— Collected material —
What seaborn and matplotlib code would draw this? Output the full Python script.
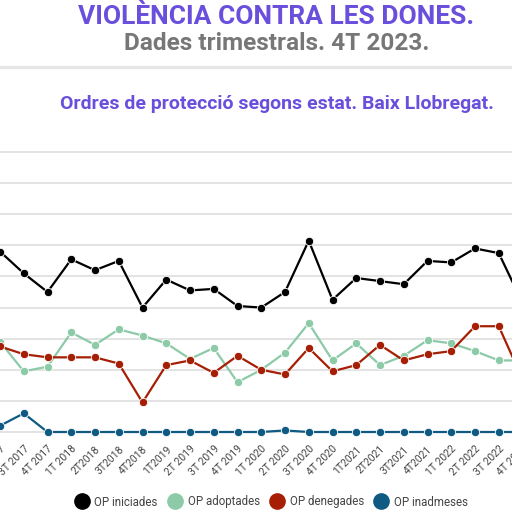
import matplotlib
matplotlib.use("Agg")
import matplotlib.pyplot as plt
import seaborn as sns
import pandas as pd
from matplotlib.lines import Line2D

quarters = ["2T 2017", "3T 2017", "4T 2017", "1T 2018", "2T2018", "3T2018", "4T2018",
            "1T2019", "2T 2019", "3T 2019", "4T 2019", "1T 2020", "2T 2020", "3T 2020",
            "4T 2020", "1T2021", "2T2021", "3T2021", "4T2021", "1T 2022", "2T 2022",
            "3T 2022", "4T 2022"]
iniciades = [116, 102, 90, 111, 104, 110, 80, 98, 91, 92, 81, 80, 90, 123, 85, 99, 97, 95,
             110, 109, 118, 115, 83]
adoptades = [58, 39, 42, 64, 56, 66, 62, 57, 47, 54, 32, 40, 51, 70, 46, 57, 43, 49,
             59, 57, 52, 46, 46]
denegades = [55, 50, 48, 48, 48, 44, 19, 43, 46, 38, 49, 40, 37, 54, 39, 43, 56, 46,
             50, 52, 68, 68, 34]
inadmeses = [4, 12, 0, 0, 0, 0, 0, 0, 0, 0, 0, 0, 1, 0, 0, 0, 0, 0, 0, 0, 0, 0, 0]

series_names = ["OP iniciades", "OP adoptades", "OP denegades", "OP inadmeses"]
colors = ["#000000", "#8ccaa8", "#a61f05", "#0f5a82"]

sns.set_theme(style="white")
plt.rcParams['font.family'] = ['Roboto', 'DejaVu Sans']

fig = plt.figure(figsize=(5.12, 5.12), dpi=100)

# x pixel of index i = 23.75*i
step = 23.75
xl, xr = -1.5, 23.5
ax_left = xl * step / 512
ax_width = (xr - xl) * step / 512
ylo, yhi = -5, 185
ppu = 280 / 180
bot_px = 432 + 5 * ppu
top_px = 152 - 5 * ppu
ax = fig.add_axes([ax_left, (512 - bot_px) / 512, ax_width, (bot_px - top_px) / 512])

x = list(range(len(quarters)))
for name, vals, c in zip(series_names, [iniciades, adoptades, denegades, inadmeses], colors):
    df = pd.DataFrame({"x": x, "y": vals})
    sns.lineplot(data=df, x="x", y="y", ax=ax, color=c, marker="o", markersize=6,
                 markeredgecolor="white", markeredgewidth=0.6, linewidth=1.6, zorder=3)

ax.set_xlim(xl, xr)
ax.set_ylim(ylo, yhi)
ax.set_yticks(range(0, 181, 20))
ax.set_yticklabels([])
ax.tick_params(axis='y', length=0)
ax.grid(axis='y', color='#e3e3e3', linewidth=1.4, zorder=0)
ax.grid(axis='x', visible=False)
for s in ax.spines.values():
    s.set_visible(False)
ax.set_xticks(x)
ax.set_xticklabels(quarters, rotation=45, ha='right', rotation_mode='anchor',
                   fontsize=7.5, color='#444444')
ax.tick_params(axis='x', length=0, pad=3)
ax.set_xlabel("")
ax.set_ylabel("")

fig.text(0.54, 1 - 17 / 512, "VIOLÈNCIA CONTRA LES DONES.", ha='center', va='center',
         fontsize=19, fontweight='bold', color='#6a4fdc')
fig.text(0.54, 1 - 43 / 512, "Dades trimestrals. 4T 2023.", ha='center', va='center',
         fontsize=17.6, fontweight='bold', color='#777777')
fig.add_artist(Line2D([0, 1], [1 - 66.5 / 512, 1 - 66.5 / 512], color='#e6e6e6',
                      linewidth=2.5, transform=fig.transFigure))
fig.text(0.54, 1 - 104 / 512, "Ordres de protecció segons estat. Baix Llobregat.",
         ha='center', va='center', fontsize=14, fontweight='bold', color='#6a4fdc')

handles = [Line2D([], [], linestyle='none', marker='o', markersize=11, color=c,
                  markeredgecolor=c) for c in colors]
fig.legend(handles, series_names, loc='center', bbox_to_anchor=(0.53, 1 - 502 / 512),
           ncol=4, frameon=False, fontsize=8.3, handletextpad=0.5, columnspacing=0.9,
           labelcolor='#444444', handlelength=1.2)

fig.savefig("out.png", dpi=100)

— Task statement —
Could the lines from the top of the material through the line with "markeredgewidth=0.6, linewidth=1.6, zorder=3)" be repeated exactly, pictures left out?

— Exercise response —
What seaborn and matplotlib code would draw this? Output the full Python script.
import matplotlib
matplotlib.use("Agg")
import matplotlib.pyplot as plt
import seaborn as sns
import pandas as pd
from matplotlib.lines import Line2D

quarters = ["2T 2017", "3T 2017", "4T 2017", "1T 2018", "2T2018", "3T2018", "4T2018",
            "1T2019", "2T 2019", "3T 2019", "4T 2019", "1T 2020", "2T 2020", "3T 2020",
            "4T 2020", "1T2021", "2T2021", "3T2021", "4T2021", "1T 2022", "2T 2022",
            "3T 2022", "4T 2022"]
iniciades = [116, 102, 90, 111, 104, 110, 80, 98, 91, 92, 81, 80, 90, 123, 85, 99, 97, 95,
             110, 109, 118, 115, 83]
adoptades = [58, 39, 42, 64, 56, 66, 62, 57, 47, 54, 32, 40, 51, 70, 46, 57, 43, 49,
             59, 57, 52, 46, 46]
denegades = [55, 50, 48, 48, 48, 44, 19, 43, 46, 38, 49, 40, 37, 54, 39, 43, 56, 46,
             50, 52, 68, 68, 34]
inadmeses = [4, 12, 0, 0, 0, 0, 0, 0, 0, 0, 0, 0, 1, 0, 0, 0, 0, 0, 0, 0, 0, 0, 0]

series_names = ["OP iniciades", "OP adoptades", "OP denegades", "OP inadmeses"]
colors = ["#000000", "#8ccaa8", "#a61f05", "#0f5a82"]

sns.set_theme(style="white")
plt.rcParams['font.family'] = ['Roboto', 'DejaVu Sans']

fig = plt.figure(figsize=(5.12, 5.12), dpi=100)

# x pixel of index i = 23.75*i
step = 23.75
xl, xr = -1.5, 23.5
ax_left = xl * step / 512
ax_width = (xr - xl) * step / 512
ylo, yhi = -5, 185
ppu = 280 / 180
bot_px = 432 + 5 * ppu
top_px = 152 - 5 * ppu
ax = fig.add_axes([ax_left, (512 - bot_px) / 512, ax_width, (bot_px - top_px) / 512])

x = list(range(len(quarters)))
for name, vals, c in zip(series_names, [iniciades, adoptades, denegades, inadmeses], colors):
    df = pd.DataFrame({"x": x, "y": vals})
    sns.lineplot(data=df, x="x", y="y", ax=ax, color=c, marker="o", markersize=6,
                 markeredgecolor="white", markeredgewidth=0.6, linewidth=1.6, zorder=3)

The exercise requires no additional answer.